Failed at Anything Lately? Could be Part of God's Plan.

Failed at Anything Lately? Could be Part of God's Plan.

He didn’t do very well in school. Called—he thought—to the priesthood, he failed several of his seminary classes and was then in fact told to leave. His fifth-grade teacher urged him to persevere, and he went on to finally graduate from Mount St. Mary’s and follow his vocation.

Still, it doesn’t sound like an auspicious beginning, does it? But soon after he was ordained, Father Stanley Rother answered Pope John XXIII’s call for missionaries to the struggling Church in Central America, where he became the beloved “Padre Francisco,” ministered for 13 years, and finally was martyred.

And on September 23rd, Pope Francis will beatify the priest who kept failing seminary.

It’s easy to think that the Church wants stars, and that the rest of us are ordinary, prone to making mistakes, failing at the goals we set for ourselves. But time and time again we see that God does indeed “lift up the lowly.” There was nothing that seemed extraordinary about this boy from Oklahoma who couldn’t learn Latin—and yet who, out of love, mastered Spanish and translated the New Testament into Tzutuhil, one of Guatemala’s indigenous Mayan dialects.
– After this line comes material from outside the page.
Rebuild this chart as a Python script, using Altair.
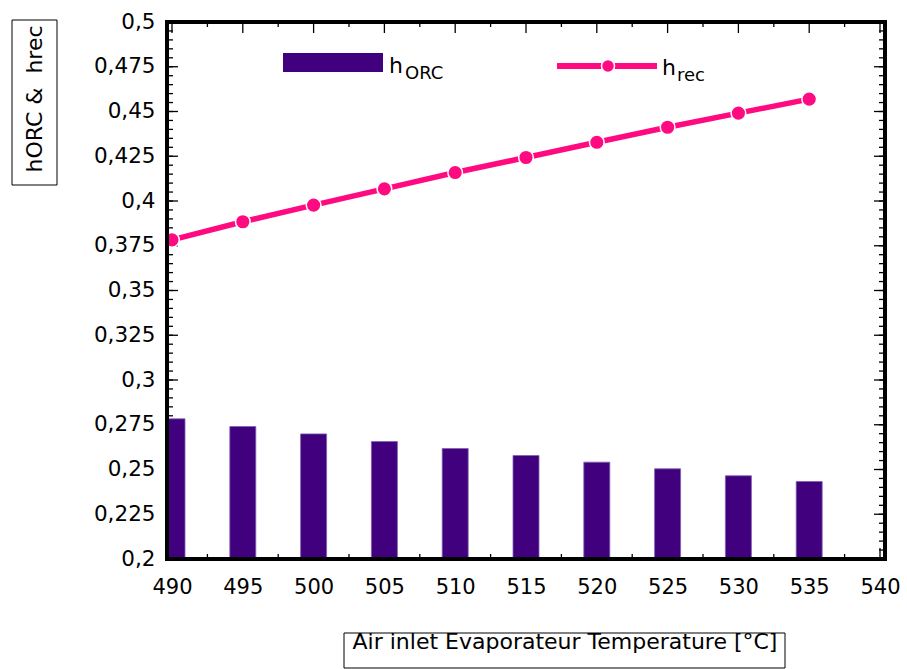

His biographer, Maris Ruiz Scaperlanda, says, “the fact that everything about Father Stanley was ‘ordinary’ makes him a special gift to the universal Church—to all of us trying to live out the call to become holy men and women within our very ordinary lives.”

(But are they so ordinary? “There are no ordinary people,” writes C.S. Lewis. “You have never talked to a mere mortal… It is immortals whom we joke with, work with, marry, snob, and exploit—immortal horrors or everlasting splendors.”  Created by God and destined for Heaven, we are all perhaps more extraordinary than we think.)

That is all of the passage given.